Damit diese Ziele erreicht werden können, müssen die neuen gesetzlichen Regelungen einen für die betroffenen Frauen tatsächlich gangbaren Weg gewährleisten. Ich bin sehr skeptisch, ob dies mit dem vorliegenden Gesetzentwurf gelingt. Aus meiner Sicht werden die Interessen der Mütter mit Blick auf deren Anonymitätsbedürfnis und die Interessen der Kinder mit Blick auf deren Recht auf Kenntnis der Abstammung nicht in einen guten und tragbaren Ausgleich zueinander gebracht. Ich bin skeptisch, weil es um Frauen geht, die sich in einer von ihnen als absolut ausweglos empfundenen Situation befinden, viele verdrängen die Schwangerschaft oder verheimlichen die Schwangerschaft selbst vor den engsten Familienangehörigen, ein reguläres Adoptionsverfahren wird aufgrund der eigenen Situation als völlig unmöglich erachtet, ein gemeinsames Leben mit dem Kind sowieso.

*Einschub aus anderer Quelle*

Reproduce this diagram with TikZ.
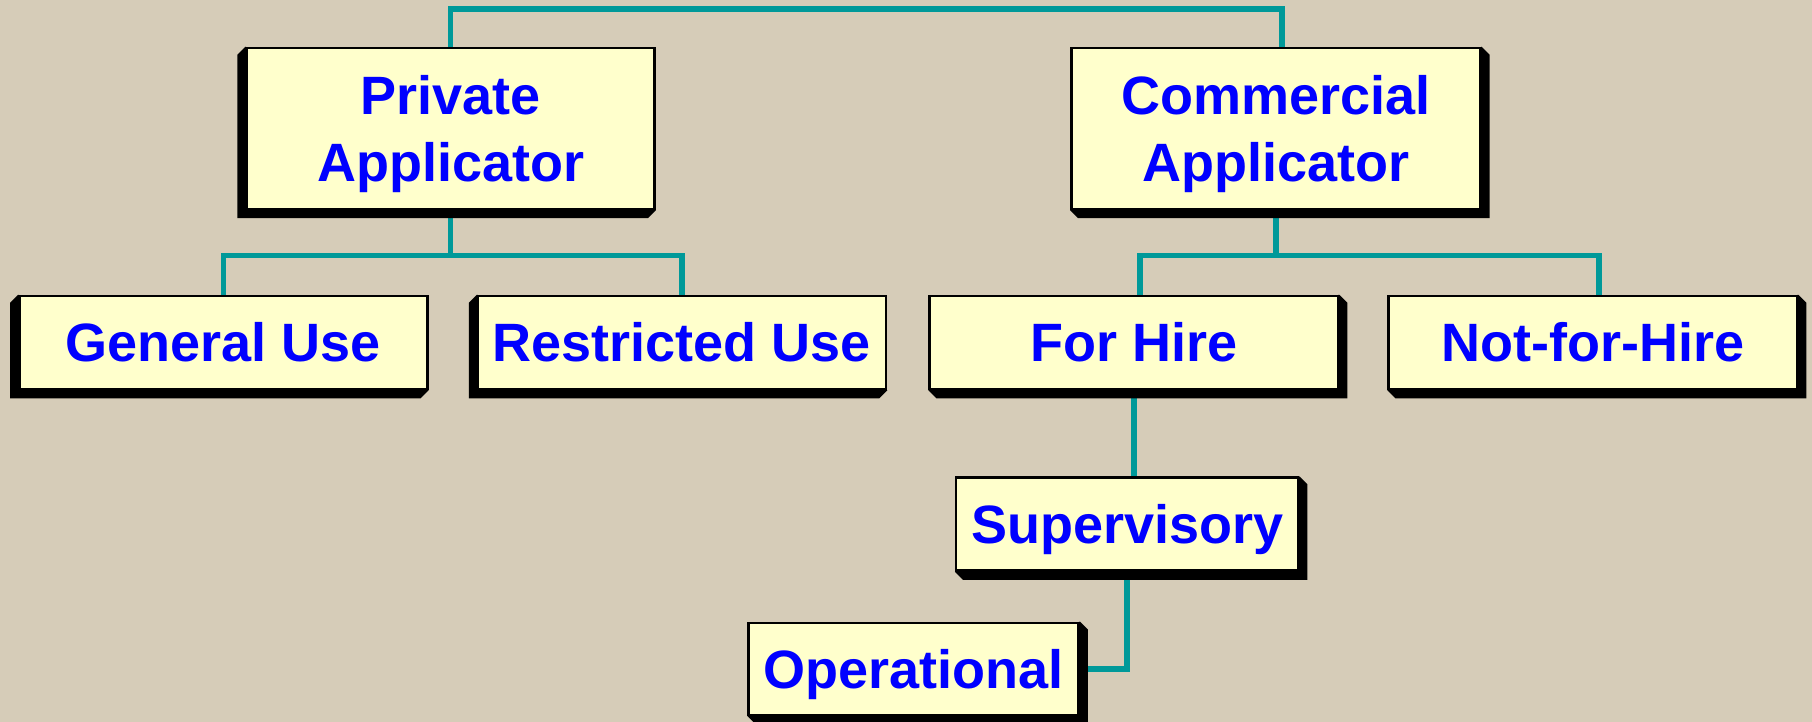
\documentclass[tikz,border=0pt]{standalone}
\usepackage{fontspec}
\setmainfont{Liberation Sans}
\usetikzlibrary{calc}
\definecolor{bgc}{RGB}{214,204,184}
\definecolor{boxfill}{RGB}{255,255,204}
\definecolor{connc}{RGB}{0,153,153}
\definecolor{txtblue}{RGB}{0,0,255}
\pgfdeclarelayer{bgl}
\pgfdeclarelayer{connl}
\pgfdeclarelayer{shadl}
\pgfsetlayers{bgl,connl,shadl,main}
\tikzset{
  box/.style={draw=black, line width=2.5pt, fill=boxfill, inner sep=0pt,
    text=txtblue, font=\bfseries\fontsize{54}{66.7}\selectfont, align=center},
  twobox/.style={box, text depth=0pt},
  onebox/.style={box, text height=38.5pt, text depth=0pt},
  conn/.style={draw=connc, line width=5.5pt},
  extr/.style={fill=black},
}
\newcommand\extL[1]{\fill[extr] (#1.north west) -- ++(-8,8) |- ($(#1.south east)+(-8,8)$) -- (#1.south east) -- cycle;}
\newcommand\extR[1]{\fill[extr] (#1.north east) -- ++(8,8) |- ($(#1.south west)+(8,8)$) -- (#1.south west) -- cycle;}
\begin{document}
\begin{tikzpicture}[x=1pt,y=-1pt]
\begin{pgfonlayer}{bgl}
\fill[bgc] (0,0) rectangle (1812,722);
\end{pgfonlayer}
\useasboundingbox (0,0) rectangle (1812,722);

% boxes
\node[twobox, minimum width=408pt, minimum height=161pt] (pa) at (450.7,128.5) {Private\\Applicator};
\node[twobox, minimum width=409pt, minimum height=161pt] (ca) at (1275.9,128.5) {Commercial\\Applicator};
\node[onebox, minimum width=408pt, minimum height=93pt] (gu) at (223.3,342.5) {General Use};
\node[onebox, minimum width=408pt, minimum height=93pt] (ru) at (682,342.5) {Restricted Use};
\node[onebox, minimum width=408.5pt, minimum height=93pt] (fh) at (1133.8,342.5) {For Hire};
\node[onebox, minimum width=408.5pt, minimum height=93pt] (nh) at (1592.8,342.5) {Not-for-Hire};
\node[onebox, minimum width=342pt, minimum height=93pt] (sv) at (1127.2,524.2) {Supervisory};
\node[onebox, minimum width=330pt, minimum height=92pt] (op) at (913.7,668.9) {Operational};

% extrusions
\begin{pgfonlayer}{shadl}
\extL{pa}\extL{gu}\extL{ru}
\extR{ca}\extR{fh}\extR{nh}\extR{sv}\extR{op}
\end{pgfonlayer}

% connectors
\begin{pgfonlayer}{connl}
\coordinate (topbar) at (866,9);
\draw[conn] (pa.north) |- (topbar) -| ([xshift=6pt]ca.north);
\draw[conn] (pa.south) -- ++(0,45) coordinate (pbar);
\draw[conn] (gu.north) |- (pbar) -| (ru.north);
\draw[conn] (ca.south) -- ++(0,45) coordinate (cbar);
\draw[conn] ([xshift=6pt]fh.north) |- (cbar) -| ([xshift=6pt]nh.north);
\draw[conn] (fh.south) -- (fh.south |- sv.north);
\draw[conn] (sv.south) |- (op.east);
\end{pgfonlayer}
\end{tikzpicture}
\end{document}
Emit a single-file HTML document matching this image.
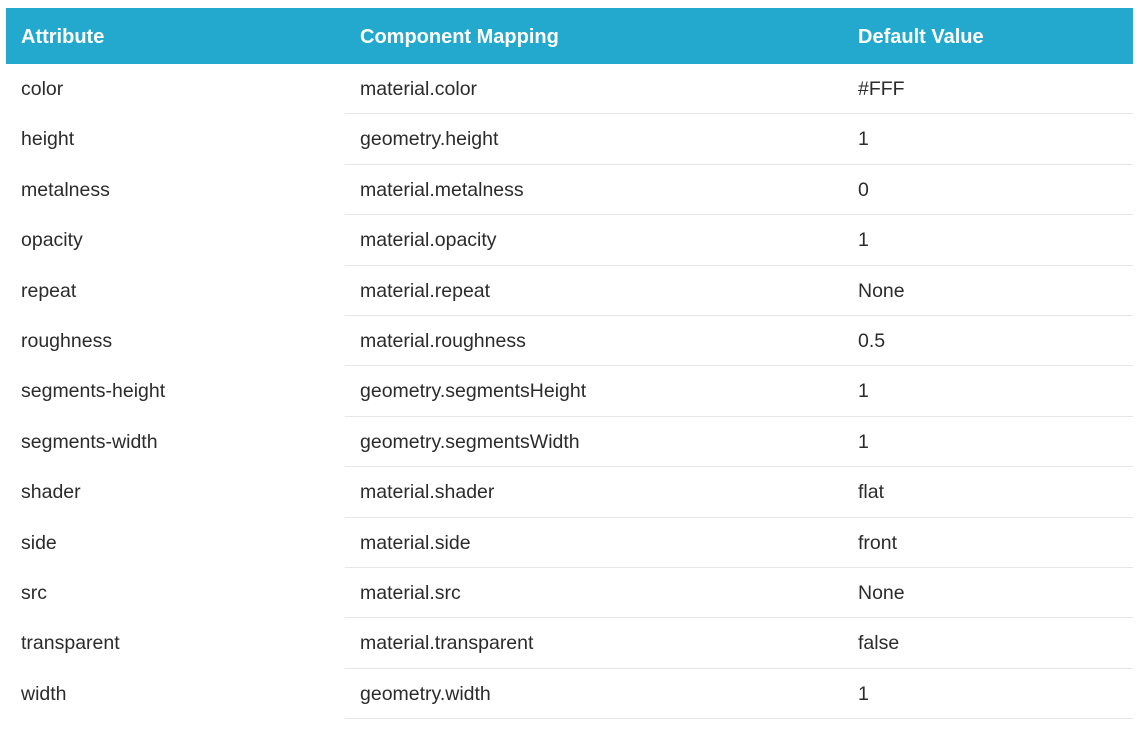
<!DOCTYPE html>
<html><head><style>
body{margin:0;width:1140px;height:738px;background:#fff;font-family:"Liberation Sans",sans-serif;position:relative;overflow:hidden}
.h{position:absolute;left:6px;top:8px;width:1127px;height:56px;background:#22a9cd}
.t{position:absolute;font-size:19.5px;color:#2b2b2b;white-space:nowrap;line-height:24px}
.hd{color:#fff;font-weight:bold;font-size:20px}
.l{position:absolute;left:345px;width:788px;height:1px;background:#e6e6e6}
</style></head><body>
<div class="h"></div>
<div class="t hd" style="left:21px;top:25px">Attribute</div>
<div class="t hd" style="left:360px;top:25px">Component Mapping</div>
<div class="t hd" style="left:858px;top:25px">Default Value</div>
<div id="r"></div>
<script>
const d=[["color","material.color","#FFF"],["height","geometry.height","1"],["metalness","material.metalness","0"],["opacity","material.opacity","1"],["repeat","material.repeat","None"],["roughness","material.roughness","0.5"],["segments-height","geometry.segmentsHeight","1"],["segments-width","geometry.segmentsWidth","1"],["shader","material.shader","flat"],["side","material.side","front"],["src","material.src","None"],["transparent","material.transparent","false"],["width","geometry.width","1"]];
let h="";d.forEach((r,i)=>{const y=64+i*50.4;const c=y+26;
h+=`<div class="t" style="left:21px;top:${c-13}px">${r[0]}</div><div class="t" style="left:360px;top:${c-13}px">${r[1]}</div><div class="t" style="left:858px;top:${c-13}px">${r[2]}</div><div class="l" style="top:${Math.round(y+50.4)-1}px"></div>`;});
document.getElementById("r").innerHTML=h;
</script>
</body></html>
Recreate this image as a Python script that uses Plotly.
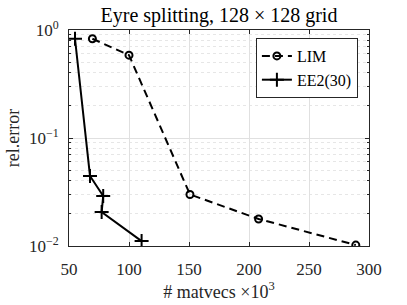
import plotly.graph_objects as go

lim_x = [69.5, 100, 150.8, 208, 289]
lim_y = [0.83, 0.585, 0.030, 0.0178, 0.0102]
ee2_x = [55, 67.5, 78.5, 77.2, 110.5]
ee2_y = [0.83, 0.0445, 0.029, 0.0206, 0.0111]

xticks = [50, 100, 150, 200, 250, 300]
yticks = [1, 0.1, 0.01]
yticktext = ["10<sup>0</sup>", "10<sup>−1</sup>", "10<sup>−2</sup>"]

font = "Liberation Serif"
fig = go.Figure()
fig.add_trace(go.Scatter(x=lim_x, y=lim_y, name="LIM", mode="lines+markers",
                         line=dict(color="black", width=2, dash="8px,5px"),
                         marker=dict(symbol="circle-open", size=7, color="black", line=dict(width=2))))
fig.add_trace(go.Scatter(x=ee2_x, y=ee2_y, name="EE2(30)", mode="lines+markers",
                         line=dict(color="black", width=2),
                         marker=dict(symbol="cross-thin-open", size=10, color="black", line=dict(width=2))))

minor = []
for d in [0.01, 0.1]:
    for k in range(2, 10):
        minor.append(d * k)

fig.update_layout(
    width=407, height=305,
    margin=dict(l=69, r=38, t=30, b=59),
    paper_bgcolor="white", plot_bgcolor="white",
    font=dict(family=font, size=17, color="#262626"),
    title=dict(text="Eyre splitting, 128 × 128 grid", x=219/407, xanchor="center", y=1 - 15/305,
               yanchor="middle", font=dict(family=font, size=20, color="black"), automargin=False),
    showlegend=True,
    legend=dict(x=0.963, y=0.963, xanchor="right", yanchor="top",
                bordercolor="#262626", borderwidth=1, bgcolor="white",
                font=dict(family=font, size=16, color="black"),
                itemwidth=30, tracegroupgap=0),
    xaxis=dict(range=[50, 300], tickvals=xticks, showgrid=True, gridcolor="#e0e0e0", gridwidth=1,
               ticks="inside", ticklen=4, tickcolor="#262626", showline=True, mirror="ticks",
               linecolor="#262626", linewidth=1, zeroline=False, automargin=False,
               ticklabelstandoff=8,
               title=dict(text="# matvecs ×10<sup>3</sup>", standoff=4, font=dict(family=font, size=18))),
    yaxis=dict(type="log", range=[-2, 0], tickvals=yticks, ticktext=yticktext, showgrid=True,
               gridcolor="#e0e0e0", ticks="inside", ticklen=4, tickcolor="#262626", showline=True,
               mirror="ticks", linecolor="#262626", linewidth=1, zeroline=False, automargin=False,
               ticklabelstandoff=6,
               minor=dict(tickvals=minor, showgrid=True, gridcolor="#e6e6e6", griddash="dot", ticks="inside",
                          ticklen=2, tickcolor="#262626"),
               title=dict(text="rel.error", standoff=4, font=dict(family=font, size=18))),
)
fig.write_html("out.html", config={"displayModeBar": False},
               post_script="document.body.style.margin='0px';")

Studien belegen, dass die Zusicherung absoluter Anonymität für viele Frauen eine Grundvoraussetzung dafür ist, sich überhaupt auf einen Beratungs- und Unterstützungsprozess einzulassen. Zu diesem Ergebnis kommt auch die DJI-Studie „Anonyme Geburt und Babyklappe in Deutschland“ aus dem Jahr 2012. Es muss Hauptinteresse des Gesetzgebers sein, Frauen in ihrer Notlage zu erreichen, zu stabilisieren, Wege und Alternativen aufzuzeigen. Mit der im Gesetzentwurf vorgeschlagenen Regelung ist die Anonymität der Mutter letztlich nicht sicher gestellt. Ich halte das für einen Webfehler im Gesetzentwurf.


Es ist schwerlich vorstellbar, dass es für eine werdende Mutter in einer solchen Ausnahmesituation wie beschrieben, die sich über das Verfahren einer vertraulichen Geburt beraten lässt, akzeptabel ist, dass im Zweifelsfall ein Familiengericht darüber entscheidet, ob ihre Anonymität dem Kind gegenüber preisgegeben wird –selbst wenn dies frühestens 16 Jahre nach der Geburt geschieht. Donum Vitae e.V. kommt in seiner Stellungnahme zum Gesetzentwurf auf der Grundlage seiner Beratungserfahrung zu dem Schluss: „Keine Frau, die sowieso schon in einer extrem schwierigen Situation lebt, wird sich darauf einlassen.“


Es ist ein großer Vorteil einer vertraulichen Geburt, dass die Daten der Mutter hinterlegt werden und damit die Möglichkeit eröffnet wird, dass das betroffene Kind Kenntnis über seine Abstammung erlangt, dass Mutter und Kind sich eventuell auch kennen lernen, denn auch viele Mütter haben später den dringenden Wunsch, mit ihren Kindern doch in Kontakt zu treten. Damit die vertrauliche Geburt aber ein wirklich gangbarer Weg für die Mütter ist, halte ich es für notwendig, dass wirklich beide, Mutter wie Kind, die Preisgabe der Identität wollen und kein Zwang im Spiel ist.


Angesichts meiner Skepsis was das mit dem Gesetzentwurf vorgeschlagene Verfahren der vertraulichen Geburt angeht, halte ich es für konsequent und notwendig, dass die bestehenden Angebote anonymer Kindsabgabe und die vorhandenen Babyklappen bestehen bleiben und im Kontext der neuen Regelung zur vertraulichen Geburt zunächst evaluiert werden sollen. Da ich die Zielsetzung des Gesetzentwurfs teile und die vertrauliche Geburt als eine zusätzliche Möglichkeit, nicht als Ersatz für anonyme Geburt und Babyklappe eingeführt wird, enthalte ich mich in der Abstimmung über den Gesetzentwurf.